- _THE TASK_
Without the pictures, return all of the material exactly as written.
───
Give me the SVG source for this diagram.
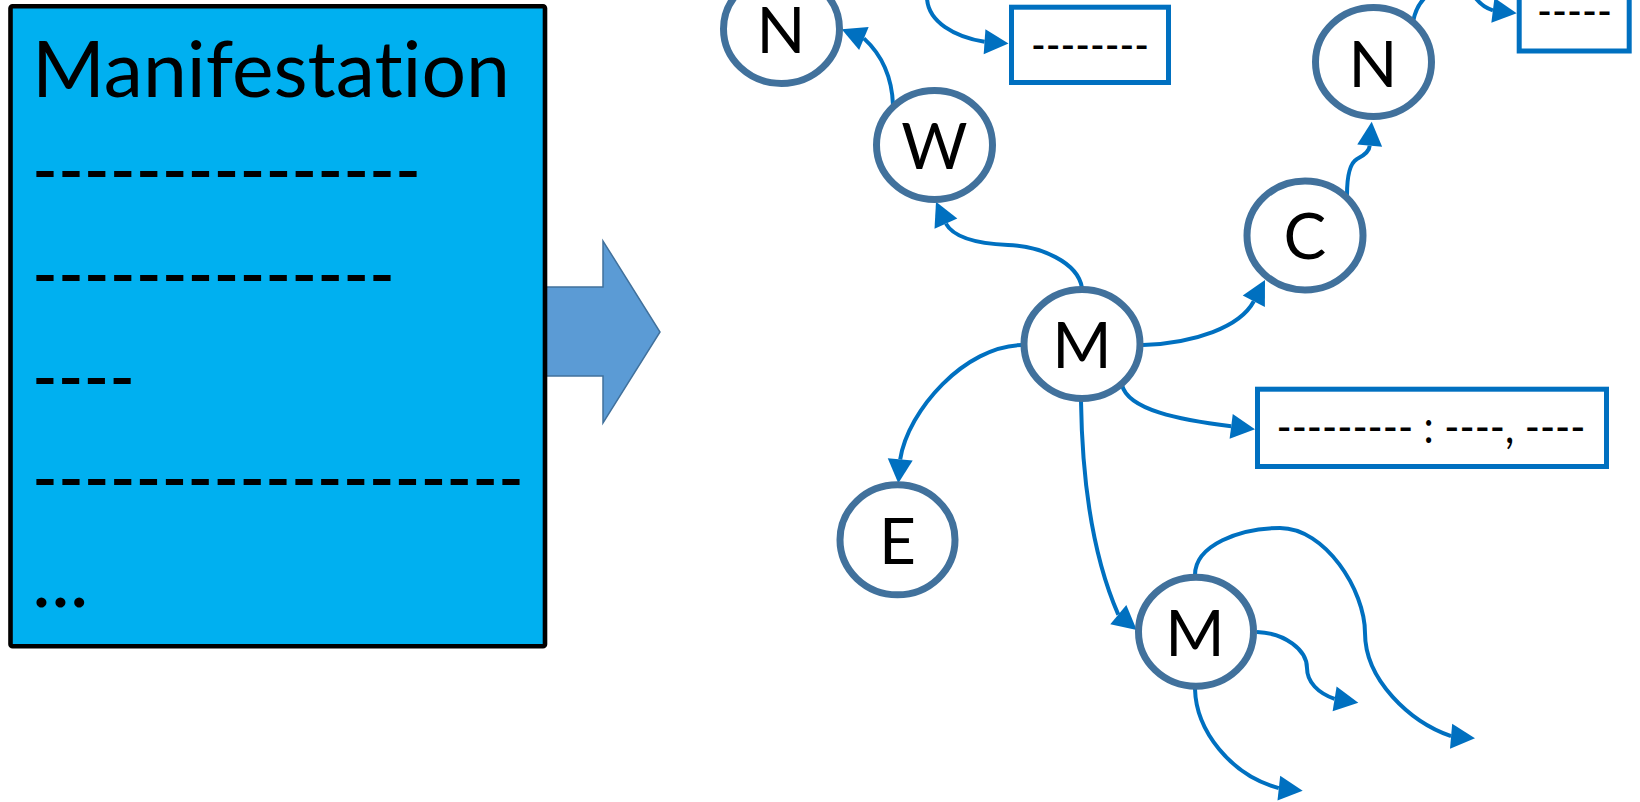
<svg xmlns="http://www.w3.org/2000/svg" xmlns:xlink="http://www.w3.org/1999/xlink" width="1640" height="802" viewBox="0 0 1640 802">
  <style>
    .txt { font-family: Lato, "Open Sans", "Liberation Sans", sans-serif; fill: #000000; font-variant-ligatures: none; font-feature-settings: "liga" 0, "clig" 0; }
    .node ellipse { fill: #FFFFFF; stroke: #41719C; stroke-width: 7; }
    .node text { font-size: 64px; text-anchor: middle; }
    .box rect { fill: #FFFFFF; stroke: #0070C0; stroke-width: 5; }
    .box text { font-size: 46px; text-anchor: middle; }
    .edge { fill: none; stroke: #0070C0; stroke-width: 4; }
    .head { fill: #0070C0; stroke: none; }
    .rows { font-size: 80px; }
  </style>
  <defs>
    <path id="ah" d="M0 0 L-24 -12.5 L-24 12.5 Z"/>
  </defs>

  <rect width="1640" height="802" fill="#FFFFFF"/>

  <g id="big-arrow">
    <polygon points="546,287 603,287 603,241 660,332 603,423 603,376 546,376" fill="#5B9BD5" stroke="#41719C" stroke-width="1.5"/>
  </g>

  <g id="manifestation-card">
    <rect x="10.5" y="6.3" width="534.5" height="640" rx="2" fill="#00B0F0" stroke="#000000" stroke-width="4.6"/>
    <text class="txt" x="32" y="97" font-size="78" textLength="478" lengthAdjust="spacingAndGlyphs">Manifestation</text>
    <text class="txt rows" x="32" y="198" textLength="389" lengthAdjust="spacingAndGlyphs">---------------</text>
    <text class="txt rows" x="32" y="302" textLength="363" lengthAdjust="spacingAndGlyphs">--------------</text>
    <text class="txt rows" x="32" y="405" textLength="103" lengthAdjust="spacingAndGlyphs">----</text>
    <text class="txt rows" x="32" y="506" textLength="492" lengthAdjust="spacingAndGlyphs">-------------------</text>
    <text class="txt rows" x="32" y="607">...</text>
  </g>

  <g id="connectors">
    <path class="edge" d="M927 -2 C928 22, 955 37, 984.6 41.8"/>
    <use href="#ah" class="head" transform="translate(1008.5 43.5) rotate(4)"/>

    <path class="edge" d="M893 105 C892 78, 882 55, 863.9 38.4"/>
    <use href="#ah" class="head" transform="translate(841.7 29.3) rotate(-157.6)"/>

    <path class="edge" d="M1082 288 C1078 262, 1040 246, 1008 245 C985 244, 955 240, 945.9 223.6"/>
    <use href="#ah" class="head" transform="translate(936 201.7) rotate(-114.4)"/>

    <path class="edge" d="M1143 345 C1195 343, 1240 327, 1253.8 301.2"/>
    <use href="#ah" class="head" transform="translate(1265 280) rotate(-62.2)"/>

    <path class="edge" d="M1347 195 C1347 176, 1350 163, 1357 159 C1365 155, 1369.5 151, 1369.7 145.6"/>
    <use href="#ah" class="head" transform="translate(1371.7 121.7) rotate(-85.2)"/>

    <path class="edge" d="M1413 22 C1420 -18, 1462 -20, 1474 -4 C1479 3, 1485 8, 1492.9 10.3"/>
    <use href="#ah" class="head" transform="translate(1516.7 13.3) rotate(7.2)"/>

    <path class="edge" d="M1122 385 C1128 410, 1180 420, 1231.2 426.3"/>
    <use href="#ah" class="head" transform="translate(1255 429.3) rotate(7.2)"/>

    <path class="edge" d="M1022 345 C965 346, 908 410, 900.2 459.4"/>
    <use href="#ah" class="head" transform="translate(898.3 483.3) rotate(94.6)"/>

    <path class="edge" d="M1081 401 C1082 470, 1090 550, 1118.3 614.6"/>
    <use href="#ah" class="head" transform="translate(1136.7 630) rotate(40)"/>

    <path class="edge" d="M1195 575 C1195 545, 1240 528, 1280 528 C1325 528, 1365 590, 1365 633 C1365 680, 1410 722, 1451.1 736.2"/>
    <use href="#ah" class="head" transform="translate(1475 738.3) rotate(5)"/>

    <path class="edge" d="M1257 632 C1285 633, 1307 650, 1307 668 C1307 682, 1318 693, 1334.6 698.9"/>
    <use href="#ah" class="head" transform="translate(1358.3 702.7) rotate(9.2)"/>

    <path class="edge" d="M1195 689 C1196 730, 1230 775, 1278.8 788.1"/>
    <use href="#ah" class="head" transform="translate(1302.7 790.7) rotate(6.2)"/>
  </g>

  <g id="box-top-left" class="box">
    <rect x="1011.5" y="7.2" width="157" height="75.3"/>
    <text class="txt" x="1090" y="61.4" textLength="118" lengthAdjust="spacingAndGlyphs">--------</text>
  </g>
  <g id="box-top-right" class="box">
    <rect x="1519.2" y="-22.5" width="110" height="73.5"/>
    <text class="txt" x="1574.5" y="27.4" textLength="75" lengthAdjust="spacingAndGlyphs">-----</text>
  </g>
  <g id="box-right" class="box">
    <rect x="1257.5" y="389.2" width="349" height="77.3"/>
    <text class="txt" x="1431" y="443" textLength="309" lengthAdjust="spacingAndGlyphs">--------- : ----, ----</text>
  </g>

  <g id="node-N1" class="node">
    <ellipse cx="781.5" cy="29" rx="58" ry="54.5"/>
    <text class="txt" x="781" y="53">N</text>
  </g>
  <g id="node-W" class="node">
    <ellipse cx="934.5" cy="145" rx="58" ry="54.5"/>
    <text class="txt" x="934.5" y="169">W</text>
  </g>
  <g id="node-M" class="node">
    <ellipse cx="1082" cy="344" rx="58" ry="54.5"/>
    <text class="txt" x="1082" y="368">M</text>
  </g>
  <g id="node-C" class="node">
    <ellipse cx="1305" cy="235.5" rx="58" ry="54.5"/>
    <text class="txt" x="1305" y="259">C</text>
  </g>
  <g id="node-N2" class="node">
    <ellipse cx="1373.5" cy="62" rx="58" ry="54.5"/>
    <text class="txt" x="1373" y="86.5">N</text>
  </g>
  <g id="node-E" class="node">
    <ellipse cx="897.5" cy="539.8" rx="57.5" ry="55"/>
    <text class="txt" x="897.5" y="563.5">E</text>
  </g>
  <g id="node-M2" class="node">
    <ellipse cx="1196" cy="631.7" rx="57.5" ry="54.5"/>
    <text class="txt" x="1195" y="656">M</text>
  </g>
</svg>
───
- _WRITTEN REPLY_
Give me the SVG source for this diagram.
<svg xmlns="http://www.w3.org/2000/svg" xmlns:xlink="http://www.w3.org/1999/xlink" width="1640" height="802" viewBox="0 0 1640 802">
  <style>
    .txt { font-family: Lato, "Open Sans", "Liberation Sans", sans-serif; fill: #000000; font-variant-ligatures: none; font-feature-settings: "liga" 0, "clig" 0; }
    .node ellipse { fill: #FFFFFF; stroke: #41719C; stroke-width: 7; }
    .node text { font-size: 64px; text-anchor: middle; }
    .box rect { fill: #FFFFFF; stroke: #0070C0; stroke-width: 5; }
    .box text { font-size: 46px; text-anchor: middle; }
    .edge { fill: none; stroke: #0070C0; stroke-width: 4; }
    .head { fill: #0070C0; stroke: none; }
    .rows { font-size: 80px; }
  </style>
  <defs>
    <path id="ah" d="M0 0 L-24 -12.5 L-24 12.5 Z"/>
  </defs>

  <rect width="1640" height="802" fill="#FFFFFF"/>

  <g id="big-arrow">
    <polygon points="546,287 603,287 603,241 660,332 603,423 603,376 546,376" fill="#5B9BD5" stroke="#41719C" stroke-width="1.5"/>
  </g>

  <g id="manifestation-card">
    <rect x="10.5" y="6.3" width="534.5" height="640" rx="2" fill="#00B0F0" stroke="#000000" stroke-width="4.6"/>
    <text class="txt" x="32" y="97" font-size="78" textLength="478" lengthAdjust="spacingAndGlyphs">Manifestation</text>
    <text class="txt rows" x="32" y="198" textLength="389" lengthAdjust="spacingAndGlyphs">---------------</text>
    <text class="txt rows" x="32" y="302" textLength="363" lengthAdjust="spacingAndGlyphs">--------------</text>
    <text class="txt rows" x="32" y="405" textLength="103" lengthAdjust="spacingAndGlyphs">----</text>
    <text class="txt rows" x="32" y="506" textLength="492" lengthAdjust="spacingAndGlyphs">-------------------</text>
    <text class="txt rows" x="32" y="607">...</text>
  </g>

  <g id="connectors">
    <path class="edge" d="M927 -2 C928 22, 955 37, 984.6 41.8"/>
    <use href="#ah" class="head" transform="translate(1008.5 43.5) rotate(4)"/>

    <path class="edge" d="M893 105 C892 78, 882 55, 863.9 38.4"/>
    <use href="#ah" class="head" transform="translate(841.7 29.3) rotate(-157.6)"/>

    <path class="edge" d="M1082 288 C1078 262, 1040 246, 1008 245 C985 244, 955 240, 945.9 223.6"/>
    <use href="#ah" class="head" transform="translate(936 201.7) rotate(-114.4)"/>

    <path class="edge" d="M1143 345 C1195 343, 1240 327, 1253.8 301.2"/>
    <use href="#ah" class="head" transform="translate(1265 280) rotate(-62.2)"/>

    <path class="edge" d="M1347 195 C1347 176, 1350 163, 1357 159 C1365 155, 1369.5 151, 1369.7 145.6"/>
    <use href="#ah" class="head" transform="translate(1371.7 121.7) rotate(-85.2)"/>

    <path class="edge" d="M1413 22 C1420 -18, 1462 -20, 1474 -4 C1479 3, 1485 8, 1492.9 10.3"/>
    <use href="#ah" class="head" transform="translate(1516.7 13.3) rotate(7.2)"/>

    <path class="edge" d="M1122 385 C1128 410, 1180 420, 1231.2 426.3"/>
    <use href="#ah" class="head" transform="translate(1255 429.3) rotate(7.2)"/>

    <path class="edge" d="M1022 345 C965 346, 908 410, 900.2 459.4"/>
    <use href="#ah" class="head" transform="translate(898.3 483.3) rotate(94.6)"/>

    <path class="edge" d="M1081 401 C1082 470, 1090 550, 1118.3 614.6"/>
    <use href="#ah" class="head" transform="translate(1136.7 630) rotate(40)"/>

    <path class="edge" d="M1195 575 C1195 545, 1240 528, 1280 528 C1325 528, 1365 590, 1365 633 C1365 680, 1410 722, 1451.1 736.2"/>
    <use href="#ah" class="head" transform="translate(1475 738.3) rotate(5)"/>

    <path class="edge" d="M1257 632 C1285 633, 1307 650, 1307 668 C1307 682, 1318 693, 1334.6 698.9"/>
    <use href="#ah" class="head" transform="translate(1358.3 702.7) rotate(9.2)"/>

    <path class="edge" d="M1195 689 C1196 730, 1230 775, 1278.8 788.1"/>
    <use href="#ah" class="head" transform="translate(1302.7 790.7) rotate(6.2)"/>
  </g>

  <g id="box-top-left" class="box">
    <rect x="1011.5" y="7.2" width="157" height="75.3"/>
    <text class="txt" x="1090" y="61.4" textLength="118" lengthAdjust="spacingAndGlyphs">--------</text>
  </g>
  <g id="box-top-right" class="box">
    <rect x="1519.2" y="-22.5" width="110" height="73.5"/>
    <text class="txt" x="1574.5" y="27.4" textLength="75" lengthAdjust="spacingAndGlyphs">-----</text>
  </g>
  <g id="box-right" class="box">
    <rect x="1257.5" y="389.2" width="349" height="77.3"/>
    <text class="txt" x="1431" y="443" textLength="309" lengthAdjust="spacingAndGlyphs">--------- : ----, ----</text>
  </g>

  <g id="node-N1" class="node">
    <ellipse cx="781.5" cy="29" rx="58" ry="54.5"/>
    <text class="txt" x="781" y="53">N</text>
  </g>
  <g id="node-W" class="node">
    <ellipse cx="934.5" cy="145" rx="58" ry="54.5"/>
    <text class="txt" x="934.5" y="169">W</text>
  </g>
  <g id="node-M" class="node">
    <ellipse cx="1082" cy="344" rx="58" ry="54.5"/>
    <text class="txt" x="1082" y="368">M</text>
  </g>
  <g id="node-C" class="node">
    <ellipse cx="1305" cy="235.5" rx="58" ry="54.5"/>
    <text class="txt" x="1305" y="259">C</text>
  </g>
  <g id="node-N2" class="node">
    <ellipse cx="1373.5" cy="62" rx="58" ry="54.5"/>
    <text class="txt" x="1373" y="86.5">N</text>
  </g>
  <g id="node-E" class="node">
    <ellipse cx="897.5" cy="539.8" rx="57.5" ry="55"/>
    <text class="txt" x="897.5" y="563.5">E</text>
  </g>
  <g id="node-M2" class="node">
    <ellipse cx="1196" cy="631.7" rx="57.5" ry="54.5"/>
    <text class="txt" x="1195" y="656">M</text>
  </g>
</svg>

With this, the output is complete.